(2026-05-19) Inside The 100-Agent Software Factory

Katie Parrott: Inside the 100-agent Software Factory. Mini-Vibe Check: Gas City

A glimpse of the future that’s not (yet) ready for practical use

Earlier this year, prominent software engineer Steve Yegge published a viral Medium post about Gas Town, an open-source tool that let developers coordinate 20 to 30 AI coding agents in parallel on the same codebase. Last week, Every’s head of tech consulting, Mike Taylor, got a peek at the future of multi-agent engineering with Gas Town’s successor project, Gas City.

TL;DR: Gas City has some sharp ideas that reflect the direction software development is headed, but it’s not yet ready for prime time.

What is Gas City: Running many coding agents in parallel is table stakes for developers at this point. Getting them to do anything useful requires coordination systems to hand work to each other, review each other’s output, and not step on each other’s branches—and nobody’s quite figured out how to get that right yet. “Software factories” like Gas City are one solution: an orchestration system that hands tasks to a small team of agents, routes their work, and decides what’s done.

What works: There are three ideas from the world of software engineering that Gas City is built on and are worth internalizing, even if you never touch the toolkit.

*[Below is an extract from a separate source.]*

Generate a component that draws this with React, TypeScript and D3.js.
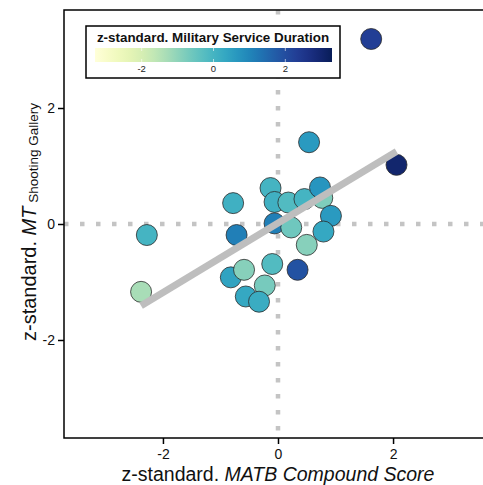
import React, { useEffect, useRef } from "react";
import * as d3 from "d3";

// z-standardised values
const matbScore = [0.54, -0.13, 0.73, -0.78, -0.06, 0.18, 0.46, 0.77, 0.92, -2.28, -0.72, -0.06, 0.23, 0.79, 0.5, -0.1, 0.34, -0.82, -0.59, -0.23, -2.38, -0.56, -0.33, 1.62, 2.06];
const shootingMT = [1.41, 0.62, 0.63, 0.36, 0.38, 0.37, 0.43, 0.45, 0.14, -0.19, -0.19, 0.01, -0.06, -0.13, -0.36, -0.69, -0.79, -0.92, -0.79, -1.06, -1.17, -1.25, -1.34, 3.19, 1.02];
const serviceDuration = [0.6, 0.0, 0.7, 0.1, 0.1, -0.2, 0.0, -0.8, 0.6, 0.0, 1.1, 1.1, -0.6, 0.3, -0.9, -0.2, 1.9, 0.4, -0.9, -0.7, -1.3, 0.3, 0.2, 2.3, 3.0];

// draw order: put the hidden light one first so others overlap it
const drawOrder = [7, 0, 1, 3, 4, 5, 6, 2, 8, 9, 10, 11, 12, 13, 14, 15, 16, 17, 18, 19, 20, 21, 22, 23, 24];

// fitted regression line ends
const fitX = [-2.38, 2.06];
const fitY = [-1.41, 1.25];

const axisTicks = [-2, 0, 2];
const legendTicks = [-2, 0, 2];

const width = 483;
const height = 485;

const App: React.FC = () => {
  const svgRef = useRef<SVGSVGElement | null>(null);

  useEffect(() => {
    const svg = d3.select(svgRef.current);
    svg.selectAll("*").remove();

    const left = 64;
    const right = 492;
    const top = 10;
    const bottom = 438;

    const x = d3.scaleLinear().domain([-3.72, 3.72]).range([left, right]);
    const y = d3.scaleLinear().domain([-3.69, 3.69]).range([bottom, top]);
    const color = d3.scaleSequential(d3.interpolateYlGnBu).domain([-3.3, 3.3]);

    const font = "'Liberation Sans', Arial, sans-serif";

    // dotted zero lines
    svg
      .append("line")
      .attr("x1", x(0))
      .attr("x2", x(0))
      .attr("y1", top)
      .attr("y2", bottom)
      .attr("stroke", "#c4c4c4")
      .attr("stroke-width", 4.5)
      .attr("stroke-dasharray", "4.5 11.5");
    svg
      .append("line")
      .attr("x1", left)
      .attr("x2", right)
      .attr("y1", y(0))
      .attr("y2", y(0))
      .attr("stroke", "#c4c4c4")
      .attr("stroke-width", 4.5)
      .attr("stroke-dasharray", "4.5 11.5");

    // points
    svg
      .append("g")
      .selectAll("circle")
      .data(drawOrder)
      .enter()
      .append("circle")
      .attr("cx", (i) => x(matbScore[i]))
      .attr("cy", (i) => y(shootingMT[i]))
      .attr("r", 10.5)
      .attr("fill", (i) => color(serviceDuration[i]))
      .attr("stroke", "#2b2b2b")
      .attr("stroke-width", 0.8);

    // regression line
    svg
      .append("line")
      .attr("x1", x(fitX[0]))
      .attr("y1", y(fitY[0]))
      .attr("x2", x(fitX[1]))
      .attr("y2", y(fitY[1]))
      .attr("stroke", "#bebebe")
      .attr("stroke-width", 7);

    // panel border
    svg
      .append("rect")
      .attr("x", left)
      .attr("y", top)
      .attr("width", right - left)
      .attr("height", bottom - top)
      .attr("fill", "none")
      .attr("stroke", "#000")
      .attr("stroke-width", 1.5);

    // axes
    const xAxis = svg
      .append("g")
      .attr("transform", `translate(0,${bottom})`)
      .call(d3.axisBottom(x).tickValues(axisTicks).tickSize(6).tickPadding(5).tickFormat((d) => String(d)));
    xAxis.select(".domain").remove();
    xAxis.selectAll(".tick line").attr("stroke", "#000").attr("stroke-width", 1.5);
    xAxis.selectAll(".tick text").attr("font-size", 14).attr("font-family", font).attr("fill", "#111");

    const yAxis = svg
      .append("g")
      .attr("transform", `translate(${left},0)`)
      .call(d3.axisLeft(y).tickValues(axisTicks).tickSize(6).tickPadding(3).tickFormat((d) => String(d)));
    yAxis.select(".domain").remove();
    yAxis.selectAll(".tick line").attr("stroke", "#000").attr("stroke-width", 1.5);
    yAxis.selectAll(".tick text").attr("font-size", 14).attr("font-family", font).attr("fill", "#111");

    // axis titles
    const xt = svg
      .append("text")
      .attr("x", x(0))
      .attr("y", 481)
      .attr("text-anchor", "middle")
      .attr("font-family", font)
      .attr("font-size", 19.5)
      .attr("fill", "#111");
    xt.append("tspan").text("z-standard. ");
    xt.append("tspan").attr("font-style", "italic").text("MATB Compound Score");

    const yt = svg
      .append("text")
      .attr("transform", `translate(36,${y(0) - 2}) rotate(-90)`)
      .attr("text-anchor", "middle")
      .attr("font-family", font)
      .attr("font-size", 20)
      .attr("fill", "#111");
    yt.append("tspan").text("z-standard. ");
    yt.append("tspan").attr("font-style", "italic").text("MT");
    yt.append("tspan").attr("font-size", 13.5).attr("dy", 2).text(" Shooting Gallery");

    // legend
    const lg = svg.append("g");
    lg.append("rect")
      .attr("x", 86)
      .attr("y", 26)
      .attr("width", 254)
      .attr("height", 52)
      .attr("fill", "#fff")
      .attr("stroke", "#000")
      .attr("stroke-width", 1.5);

    lg.append("text")
      .attr("x", 213)
      .attr("y", 42)
      .attr("text-anchor", "middle")
      .attr("font-family", font)
      .attr("font-weight", "bold")
      .attr("font-size", 13.4)
      .attr("fill", "#111")
      .text("z-standard. Military Service Duration");

    const lx = d3.scaleLinear().domain([-3.3, 3.3]).range([95, 332]);
    const grad = svg
      .append("defs")
      .append("linearGradient")
      .attr("id", "durGrad")
      .attr("x1", "0%")
      .attr("x2", "100%");
    d3.range(0, 1.0001, 0.05).forEach((t) => {
      grad
        .append("stop")
        .attr("offset", `${t * 100}%`)
        .attr("stop-color", d3.interpolateYlGnBu(t));
    });
    lg.append("rect")
      .attr("x", lx(-3.3))
      .attr("y", 48)
      .attr("width", lx(3.3) - lx(-3.3))
      .attr("height", 14)
      .attr("fill", "url(#durGrad)");

    lg.selectAll(".lt")
      .data(legendTicks)
      .enter()
      .append("line")
      .attr("x1", (d) => lx(d))
      .attr("x2", (d) => lx(d))
      .attr("y1", 48)
      .attr("y2", 62)
      .attr("stroke", "#fff")
      .attr("stroke-width", 0.6)
      .attr("stroke-dasharray", "3 8 3");

    lg.selectAll(".ll")
      .data(legendTicks)
      .enter()
      .append("text")
      .attr("x", (d) => lx(d))
      .attr("y", 71.5)
      .attr("text-anchor", "middle")
      .attr("font-family", font)
      .attr("font-size", 9.5)
      .attr("fill", "#222")
      .text((d) => String(d));
  }, []);

  return (
    <svg
      ref={svgRef}
      width={width}
      height={height}
      style={{ position: "absolute", left: 0, top: 0, background: "#fff" }}
    />
  );
};

export default App;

  • Dark factory versus light factory: Parts of your work where humans and agents talk to each other (planning, design, review) stay visible can be thought of as light, and parts where agents grind through clearly defined work on their own stay in the background, in the dark. As you gain trust in the agents’ output, you can move more of your process into the dark. (kinda like "above/below the API")
  • One pet, many cattle: The future of multi-agent engineering is likely organized with one persistent, named supervisor you talk to directly (Gas City calls it the “mayor”), who hands tasks to anonymous, disposable workers (the “polecats”) that do one job and shut down, so they execute their job without getting lost in context or in each other’s way
  • Multiple opinions on every code review: Give the same code to Claude, Codex, and Kimi at the same time for review from multiple angles.

What could be better

In Gas City, every task spins up a fresh agent session that doesn’t remember the earlier steps, so agents waste cycles re-reading context that other agents produced and miss connections a single session would have caught. Cost is also a challenge: A six-step job can cost six times the cost of one Claude session, which adds up fast

Beads, the task tracker powering the system, is built for agents first. It runs on the command line rather than as a visual dashboard, which is fine for agents but harder for humans, who want to see everything at a glance. So teams using Gas City in production typically pair it with Jira or Linear.app—placing tasks in two places instead of one. If the goal is to see could use one of the UIs made for Beads...

Additionally, Gas City was built on the assumption that AI models need hand-holding to stay on track, but models have gotten good enough that parts of Gas City built to keep models on track, such as review loops to catch mistakes and mid-task check-ins to prevent agents from drifting, are now mostly unnecessary.

Finally, Gas City uses deliberately unfamiliar words to refer to different inputs, actors, and workflows—“beads” for tasks, “polecats” for workers, “refineries” for processing steps—so it can be confusing for a team new to the tech.

If you’re already running more than 10 Claude Code sessions in parallel and reading source code, Gas City is worth a look because it’s one informed opinion on how to handle that level of orchestration

For everyone else, take the ideas and wait. OpenAI Symphony, released a few weeks ago, is a more accessible, enterprise-ready version of a similar idea: a written set of rules that turns your existing Linear board into the dashboard the agents work from. This is more in line with the way software engineers work now and doesn’t require the behavior change that Gas City does.